Privately owned, Connecticut-based Purdue had sued Teva, Amneal Pharmaceuticals and Epic Pharma after they sought approval from the U.S. Food and Drug Administration to make generic OxyContin.
Monday’s ruling by the Federal U.S. Circuit Court of Appeals upheld earlier orders from a lower court judge in favor of the generic drugmakers.
Purdue said in a statement that it was reviewing the decision and considering what to do next.
“Despite the court’s ruling, Purdue has several other patents protecting OxyContin, and we do not anticipate generic manufacturers selling the product in the near future,” it said.

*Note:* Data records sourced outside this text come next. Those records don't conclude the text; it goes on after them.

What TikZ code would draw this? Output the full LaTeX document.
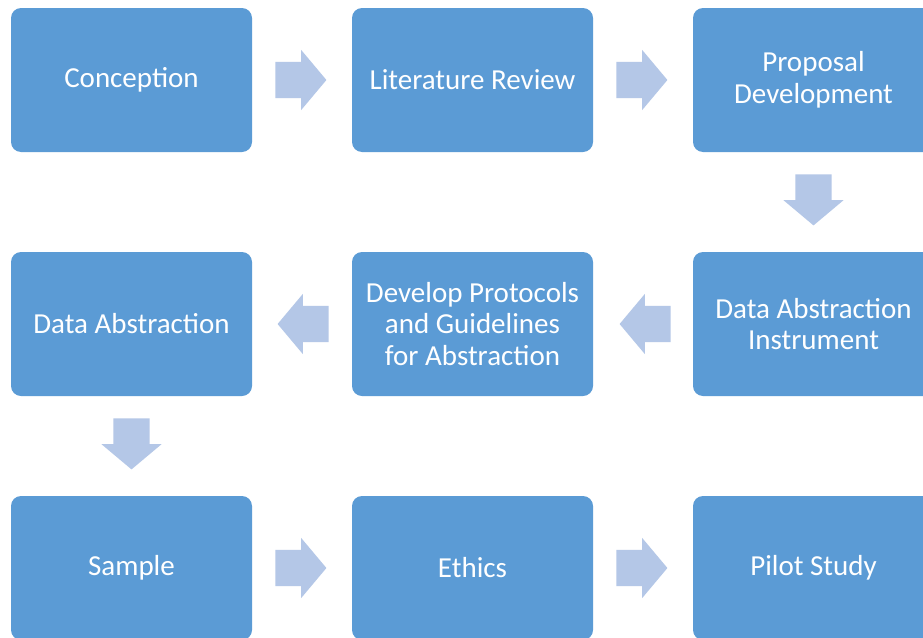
\documentclass[tikz,border=0pt]{standalone}
\usepackage{fontspec}
\setmainfont{Carlito}
\usetikzlibrary{calc,shapes.arrows}
\definecolor{stageblue}{HTML}{5B9BD5}
\definecolor{arrowblue}{HTML}{B4C7E7}

\begin{document}
\begin{tikzpicture}[x=1pt,y=-1pt,
    stage/.style={rectangle,rounded corners=10pt,fill=stageblue,text=white,
      minimum width=241pt,minimum height=144pt,inner sep=0pt,align=center,
      font=\fontsize{29}{31.5}\selectfont},
    blockarrow/.style={single arrow,fill=arrowblue,minimum height=51pt,
      minimum width=0pt,inner xsep=0pt,inner ysep=18pt,anchor=tail,
      single arrow head extend=12pt,single arrow tip angle=100,
      shape border rotate=#1},
    vblockarrow/.style={blockarrow=270,inner xsep=18pt,inner ysep=0pt}]
  \clip (0,0) rectangle (923,637);
  \fill[white] (0,0) rectangle (923,637);
  % first row
  \node[stage] (concept) at (131.5,80) {Conception};
  \node[stage] (litrev) at (472.5,80) {Literature Review};
  \node[stage] (proposal) at (813.5,80) {Proposal\\Development};
  % second row, read right to left
  \node[stage] (instr) at (813.5,324) {Data Abstraction\\Instrument};
  \node[stage] (protocols) at (472.5,324) {Develop Protocols\\and Guidelines\\for Abstraction};
  \node[stage] (abstr) at (131.5,324) {Data Abstraction};
  % third row
  \node[stage] (sample) at (131.5,568) {Sample};
  \node[stage] (ethics) at (472.5,568) {Ethics};
  \node[stage] (pilot) at (813.5,568) {Pilot Study};
  % block arrows, tail set a little off each stage
  \node[blockarrow=0] (ar1) at ($(concept.east)!23pt!(litrev.west)$) {};
  \node[blockarrow=0] (ar2) at ($(litrev.east)!23pt!(proposal.west)$) {};
  \node[vblockarrow] (ar3) at ($(proposal.south)!22pt!(instr.north)$) {};
  \node[blockarrow=180] (ar4) at ($(instr.west)!22pt!(protocols.east)$) {};
  \node[blockarrow=180] (ar5) at ($(protocols.west)!23pt!(abstr.east)$) {};
  \node[vblockarrow] (ar6) at ($(abstr.south)!22pt!(sample.north)$) {};
  \node[blockarrow=0] (ar7) at ($(sample.east)!23pt!(ethics.west)$) {};
  \node[blockarrow=0] (ar8) at ($(ethics.east)!23pt!(pilot.west)$) {};
\end{tikzpicture}
\end{document}
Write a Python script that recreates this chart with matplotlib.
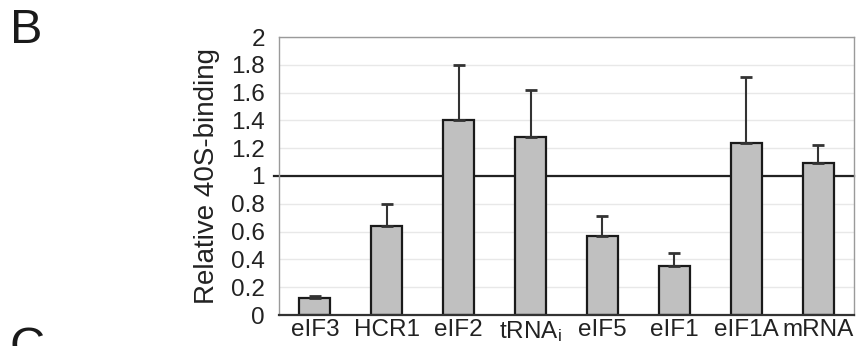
import matplotlib
matplotlib.use("Agg")
import matplotlib.pyplot as plt
import numpy as np

plt.rcParams['font.family'] = ['Liberation Sans', 'DejaVu Sans']
plt.rcParams['mathtext.fontset'] = 'custom'
plt.rcParams['mathtext.rm'] = 'Liberation Sans'
plt.rcParams['mathtext.it'] = 'Liberation Sans'

categories = ["eIF3", "HCR1", "eIF2", "tRNA$_\\mathrm{i}$", "eIF5", "eIF1", "eIF1A", "mRNA"]
values = [0.12, 0.64, 1.40, 1.28, 0.57, 0.35, 1.24, 1.09]
errors = [0.017, 0.16, 0.40, 0.34, 0.14, 0.095, 0.475, 0.13]
yticks = [0, 0.2, 0.4, 0.6, 0.8, 1, 1.2, 1.4, 1.6, 1.8, 2]
yticklabels = ["0", "0.2", "0.4", "0.6", "0.8", "1", "1.2", "1.4", "1.6", "1.8", "2"]

fig = plt.figure(figsize=(8.56, 3.46), dpi=100)
ax = fig.add_axes([279/856, 1-315/346, (854-279)/856, (315-37)/346])

x = np.arange(len(categories))
ax.set_xlim(-0.5, len(categories) - 0.5)
ax.set_ylim(0, 2)

for yv in yticks[1:]:
    ax.axhline(yv, color='#e8e8e8', lw=1, zorder=0)

ax.plot([-0.57, len(categories) - 0.5], [1, 1], color='#222222', lw=1.6, zorder=1, clip_on=False)

ax.bar(x, values, width=0.43, color='#c0c0c0', edgecolor='#1a1a1a', linewidth=1.6, zorder=2)
ax.errorbar(x, values, yerr=[np.zeros(len(values)), errors], fmt='none',
            ecolor='#333333', elinewidth=1.5, capsize=4, capthick=2, zorder=3)

ax.set_yticks(yticks)
ax.set_yticklabels(yticklabels, fontsize=17.5, color='#222222')
ax.set_xticks(x)
ax.set_xticklabels(categories, fontsize=17.5, color='#222222')
ax.tick_params(axis='y', length=0, pad=10)
ax.tick_params(axis='x', length=0, pad=3)

for s in ['left', 'top', 'right']:
    ax.spines[s].set_color('#9a9a9a')
    ax.spines[s].set_linewidth(1.0)
ax.spines['bottom'].set_color('#333333')
ax.spines['bottom'].set_linewidth(1.6)

ax.set_ylabel("Relative 40S-binding", fontsize=20, color='#222222', labelpad=8)

fig.text(10/856, 1-8/346, "B", fontsize=35, va='top', ha='left', color='#1a1a1a')
fig.text(10/856, 1-326/346, "C", fontsize=35, va='top', ha='left', color='#1a1a1a')

fig.savefig("out.png", dpi=100)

Representatives of the generic drugmakers could not immediately be reached for comment.
Currently, the only generic versions of OxyContin on the market are so-called “authorized generics,” which are exact copies of the brand-name version authorized by Purdue.
Three of the patents Purdue sought to enforce in its lawsuits are related to an improved formulation of oxycodone, the active ingredient in OxyContin.
The other patent describes technology designed to prevent abuse of the drug by making it difficult to crush and causing it to form a gel when dissolved in water so that it cannot be injected. Purdue licensed that technology from German pharmaceutical firm Grunenthal GmbH, which is also a plaintiff in the lawsuit.
Purdue’s lawsuit against Teva, a unit of Mylan NV, went to a non-jury trial before U.S. District Judge Sidney Stein in Manhattan in 2013. In January 2014, Stein said that the patents were invalid because they did not add enough to what was already known.
Stein subsequently dismissed the lawsuits against Mylan, Amneal and Epic as well, since they were based on the same patents. Purdue appealed all four cases to the Federal Circuit.
The case is Grunenthal GmbH et al v Teva Pharmaceuticals USA Inc, U.S. Court of Appeals, Federal Circuit, No. 2014-1311.